DR: Yes. Now there is a press report out of Ankara that Inonu is replying and conditionally accepting your invitation.

LBJ: Uh-huh.

DR: I don’t know what that kind of press leak means, but if he were to come here in the next few days, I think that would be an important step.

LBJ: Well, I look at it the other way. I think that the last thing we want him to do is let me be the peacemaker and later wind up on my lap. I think we ought to carry it right to Ankara and Athens. Now that’s my country-boy approach to it.

DR: Alright.

LBJ: And I think that we got in trouble the other night when we suggested to him that if he—I couldn’t come over there, but I’d be glad to see him but we were absolutely desperate and I let that go.7

DR: Right.

LBJ: But when I got home and thought about it a little bit, I thought, “Now what in the hell is Lyndon Johnson doing inviting this big mess right in his lap?” Bad enough for George Ball to go to them and see him without the President calling him over here. Because I have no solution. I can’t propose anything. He’ll come over here looking for heaven and he’ll find hell.

DR: Well, his message—if it’s a conditional message—will probably have that kind of thing in it and would be the basis for deferring until we get some further feeling out of it.

LBJ: Well, my feeling is—and I don’t want to be arbitrary and I won’t be a bit disappointed if he comes on—but I think you ought to let him know—

DR: Yeah.

LBJ: —that I think that, in the light of this strong message I sent to the Turks—

DR: Right.

LBJ: —that I need to follow through with the Greeks, and the easiest and simplest and least-noticed way to do it is while he’s there to spend two hours doing it.

DR: Right.

LBJ: Then I wouldn’t hesitate the slightest to say to them, “Now, we’re going on and appeal to the Turks to hold this thing in abeyance,” and he can go tell the Turks what he’d done—

[Page 122]

DR: Uh-huh.

LBJ: —and although you wouldn’t have any final solution or division, you would have at least kept faith and made an effort and followed through on what I told them in this wire instead of saying we went off and went to sleep.

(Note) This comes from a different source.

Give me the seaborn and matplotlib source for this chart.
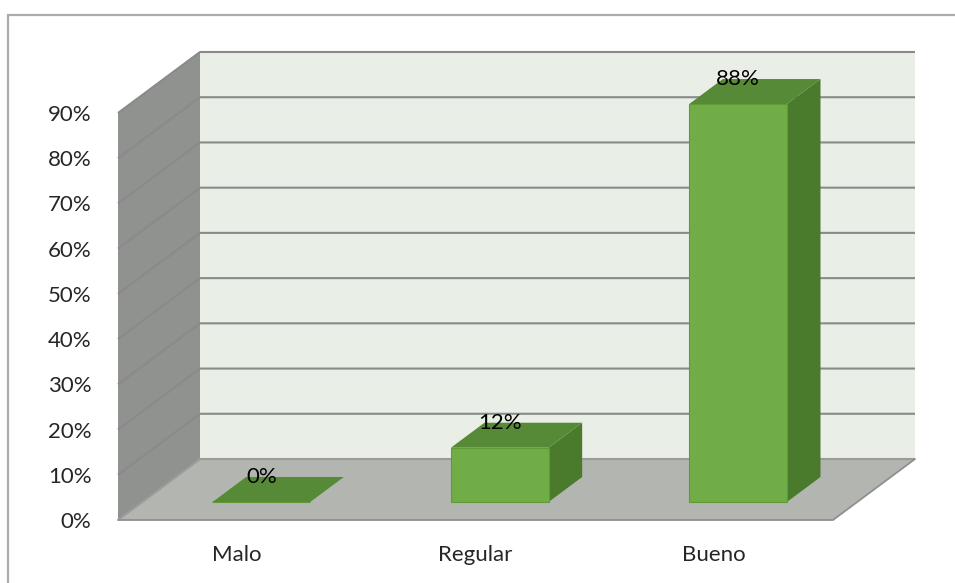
import matplotlib
matplotlib.use("Agg")
import matplotlib.pyplot as plt
from matplotlib.patches import Polygon, Rectangle
from matplotlib.transforms import ScaledTranslation, IdentityTransform
import numpy as np
import pandas as pd
import seaborn as sns

# Survey result shares
categories = ["Malo", "Regular", "Bueno"]
values = [0.0, 0.12, 0.88]
value_labels = ["0%", "12%", "88%"]
y_ticks = [0.0, 0.1, 0.2, 0.3, 0.4, 0.5, 0.6, 0.7, 0.8, 0.9]
y_tick_labels = ["0%", "10%", "20%", "30%", "40%", "50%", "60%", "70%", "80%", "90%"]

sns.set_style("white")
plt.rcParams["font.family"] = ["Lato", "DejaVu Sans"]

W, H = 955, 583
DPI = 100
FS = 16
fig = plt.figure(figsize=(W / DPI, H / DPI), dpi=DPI)
fig.patch.set_facecolor("white")

# chart frame
fig.patches.append(Rectangle((8 / W, -0.05), 1.1, (H - 15) / H + 0.05,
                             transform=fig.transFigure, fill=False,
                             edgecolor="#ababab", linewidth=1.6))

# front plane of the oblique 3D box (pixel layout)
left, right, bottom, top = 118, 833, 520, 113
ax = fig.add_axes([left / W, (H - bottom) / H, (right - left) / W, (bottom - top) / H])
ax.set_xlim(-0.5, 2.5)
ax.set_ylim(0, 0.9)
ax.patch.set_visible(False)

# depth vector of the box (pixels, display coords)
DEPTH = np.array([82.0, 61.0])
BAR_FRONT = 0.295
BAR_DEPTH = 0.41

df = pd.DataFrame({"categoria": categories, "valor": values})
sns.barplot(data=df, x="categoria", y="valor", ax=ax, color="#70ad47",
            saturation=1, width=0.41, edgecolor="#5f9a3b", linewidth=0.8,
            zorder=5)
ax.set_xlim(-0.5, 2.5)
ax.set_ylim(0, 0.9)


def px(x, v, d):
    p = ax.transData.transform((x, v))
    return p + d * DEPTH


def poly(pts, fc, z, ec="none", lw=0):
    pg = Polygon(np.array(pts), closed=True, facecolor=fc, edgecolor=ec,
                 linewidth=lw, transform=IdentityTransform(), zorder=z,
                 clip_on=False)
    ax.add_patch(pg)


x0, x1, vmax = -0.5, 2.5, 0.9
# walls and floor
poly([px(x0, 0, 1), px(x1, 0, 1), px(x1, vmax, 1), px(x0, vmax, 1)], "#e9eee6", 0)
poly([px(x0, 0, 0), px(x0, vmax, 0), px(x0, vmax, 1), px(x0, 0, 1)], "#8f928e", 0)
poly([px(x0, 0, 0), px(x1, 0, 0), px(x1, 0, 1), px(x0, 0, 1)], "#b3b6b0", 0)

# gridlines running along the left wall and across the back wall
for v in y_ticks:
    pts = np.array([px(x0, v, 0), px(x0, v, 1), px(x1, v, 1)])
    color = "#8a8a8a" if v > 0 else "#9a9c98"
    ax.plot(pts[:, 0], pts[:, 1], color=color, lw=1.5, transform=IdentityTransform(),
            zorder=1, clip_on=False, solid_capstyle="butt")

# floor outline
fl = np.array([px(x0, 0, 0), px(x1, 0, 0), px(x1, 0, 1)])
ax.plot(fl[:, 0], fl[:, 1], color="#8f8f8f", lw=1.3, transform=IdentityTransform(),
        zorder=1, clip_on=False)

# move the bar fronts into the box and add their top and side faces
shift = ScaledTranslation(BAR_FRONT * DEPTH[0] / DPI, BAR_FRONT * DEPTH[1] / DPI,
                          fig.dpi_scale_trans)
d0, d1 = BAR_FRONT, BAR_FRONT + BAR_DEPTH
for p, lab in zip(ax.patches[:len(values)], value_labels):
    bx0 = p.get_x()
    bx1 = bx0 + p.get_width()
    h = p.get_height()
    p.set_transform(ax.transData + shift)
    p.set_clip_on(False)
    # right side face
    poly([px(bx1, 0, d0), px(bx1, h, d0), px(bx1, h, d1), px(bx1, 0, d1)],
         "#4a7a2c", 4)
    # top face
    poly([px(bx0, h, d0), px(bx1, h, d0), px(bx1, h, d1), px(bx0, h, d1)],
         "#568a36", 4)
    cx = (bx0 + bx1) / 2
    tx = px(cx, h, d0)[0]
    ty = px(cx, h, d1)[1]
    ax.text(tx, ty, lab, transform=IdentityTransform(), ha="center", va="center",
            fontsize=FS, color="black", zorder=10)

# axes styling
for s in ["top", "right", "left", "bottom"]:
    ax.spines[s].set_visible(False)
ax.set_yticks(y_ticks)
ax.set_yticklabels(y_tick_labels)
ax.tick_params(axis="y", length=7, width=1.2, color="#8a8a8a", pad=12,
               labelsize=FS, direction="out")
ax.set_xticks([0, 1, 2])
ax.set_xticklabels(categories)
ax.set_xticks([-0.5, 0.5, 1.5, 2.5], minor=True)
ax.tick_params(axis="x", which="major", length=0, pad=18, labelsize=FS)
ax.tick_params(axis="x", which="minor", length=7, width=1.2, color="#8a8a8a",
               direction="out")
ax.set_xlabel("")
ax.set_ylabel("")

fig.savefig("out.png", dpi=DPI, facecolor="white")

DR: Right. Well, let me talk to George and see.8

LBJ: Ok.

DR: Thank you.

LBJ: Bye.

  1. Source: Johnson Library, Recordings and Transcripts, Recording of a Telephone Conversation Between President Johnson and Secretary Rusk, June 9, 1964, 6:30 p.m., Tape 64.31, Side A, PNO 2 and 3. No classification marking. This transcript was prepared by the Office of the Historian specifically for this volume.
  2. According to Rusk’s Appointment Book, he met at 4:45 p.m. with the three Senators at the New Senate Office Building. (Ibid.) There was no indication of the topic of the meeting.
  3. See Document 58.
  4. See footnote 1, Document 56.
  5. Foreign Minister Kyprianou.
  6. See Document 62.
  7. See Document 54.
  8. No record of this conversation was found.